EXERCISE GOAL:
Give only the number of lines that include the string "chart".
↓
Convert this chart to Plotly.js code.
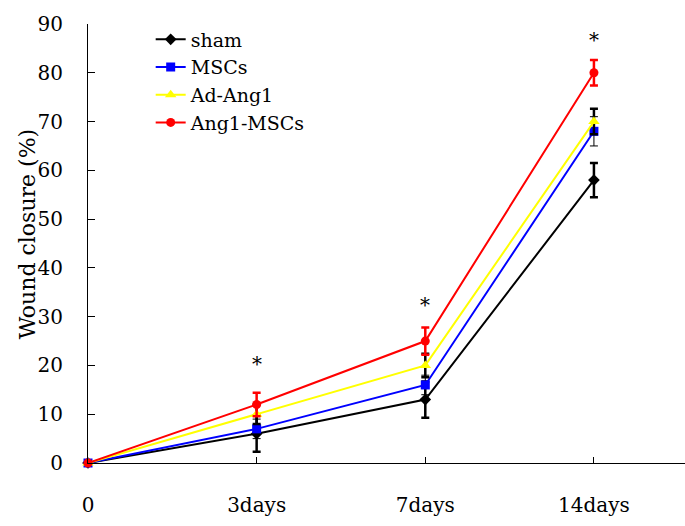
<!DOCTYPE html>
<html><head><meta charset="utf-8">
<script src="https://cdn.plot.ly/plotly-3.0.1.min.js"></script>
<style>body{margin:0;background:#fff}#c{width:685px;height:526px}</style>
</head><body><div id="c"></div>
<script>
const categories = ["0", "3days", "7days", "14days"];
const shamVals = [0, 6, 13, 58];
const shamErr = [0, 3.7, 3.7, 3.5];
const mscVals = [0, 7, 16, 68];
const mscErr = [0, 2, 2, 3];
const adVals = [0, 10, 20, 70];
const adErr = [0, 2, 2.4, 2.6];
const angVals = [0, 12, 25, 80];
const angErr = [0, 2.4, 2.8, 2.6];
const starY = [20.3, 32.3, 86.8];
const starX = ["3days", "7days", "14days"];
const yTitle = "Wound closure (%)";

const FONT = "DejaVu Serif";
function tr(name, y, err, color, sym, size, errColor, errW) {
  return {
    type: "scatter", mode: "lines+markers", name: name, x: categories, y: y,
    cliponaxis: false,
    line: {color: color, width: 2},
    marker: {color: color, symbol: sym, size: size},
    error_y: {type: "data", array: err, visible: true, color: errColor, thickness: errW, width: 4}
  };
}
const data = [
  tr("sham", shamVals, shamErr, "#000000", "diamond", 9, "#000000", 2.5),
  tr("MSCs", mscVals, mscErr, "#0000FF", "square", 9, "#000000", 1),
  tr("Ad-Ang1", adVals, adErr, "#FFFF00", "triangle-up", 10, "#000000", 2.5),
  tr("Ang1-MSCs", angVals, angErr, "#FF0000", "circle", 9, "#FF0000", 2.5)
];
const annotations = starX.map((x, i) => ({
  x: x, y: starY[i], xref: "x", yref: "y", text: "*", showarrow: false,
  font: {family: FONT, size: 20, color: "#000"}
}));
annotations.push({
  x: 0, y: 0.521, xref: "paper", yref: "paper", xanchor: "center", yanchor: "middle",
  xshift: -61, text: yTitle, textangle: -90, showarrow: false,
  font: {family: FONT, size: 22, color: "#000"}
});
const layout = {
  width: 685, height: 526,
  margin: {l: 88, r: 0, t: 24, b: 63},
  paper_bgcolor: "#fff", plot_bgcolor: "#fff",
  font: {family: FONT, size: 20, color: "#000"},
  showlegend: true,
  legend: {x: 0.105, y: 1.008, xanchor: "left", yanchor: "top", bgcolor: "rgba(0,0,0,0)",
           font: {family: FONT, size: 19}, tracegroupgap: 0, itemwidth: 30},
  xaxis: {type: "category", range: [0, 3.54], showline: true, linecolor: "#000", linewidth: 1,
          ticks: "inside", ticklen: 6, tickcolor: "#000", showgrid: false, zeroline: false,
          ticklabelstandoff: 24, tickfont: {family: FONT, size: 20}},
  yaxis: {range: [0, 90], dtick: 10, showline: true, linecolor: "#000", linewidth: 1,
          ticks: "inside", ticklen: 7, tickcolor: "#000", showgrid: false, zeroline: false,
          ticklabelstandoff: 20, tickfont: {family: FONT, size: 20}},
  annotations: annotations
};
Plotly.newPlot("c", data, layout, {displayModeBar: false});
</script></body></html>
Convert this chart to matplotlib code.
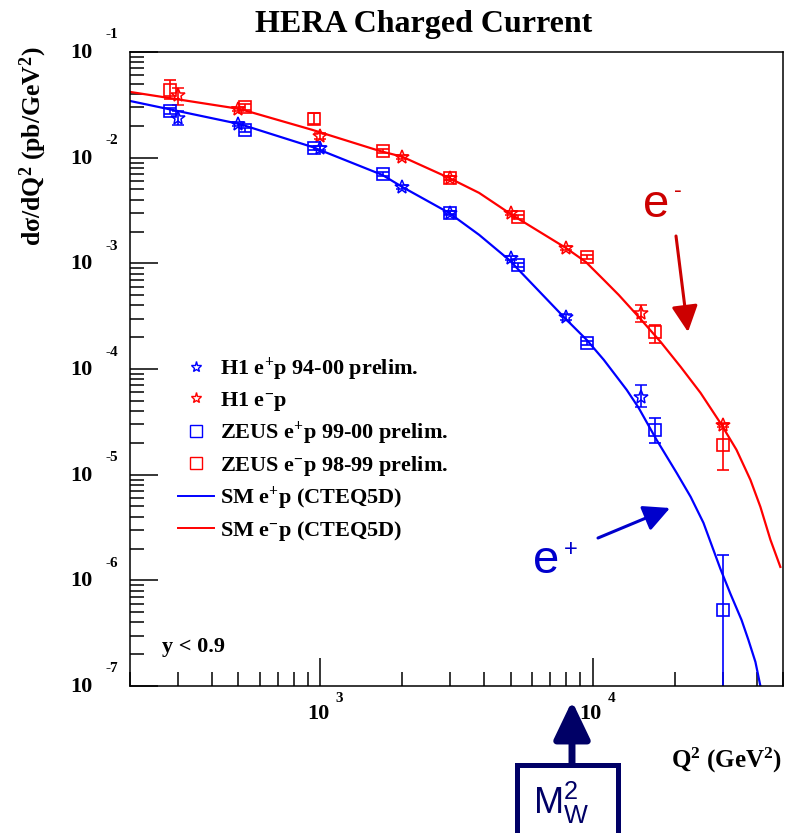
↑
PROBLEM SOLUTION:
2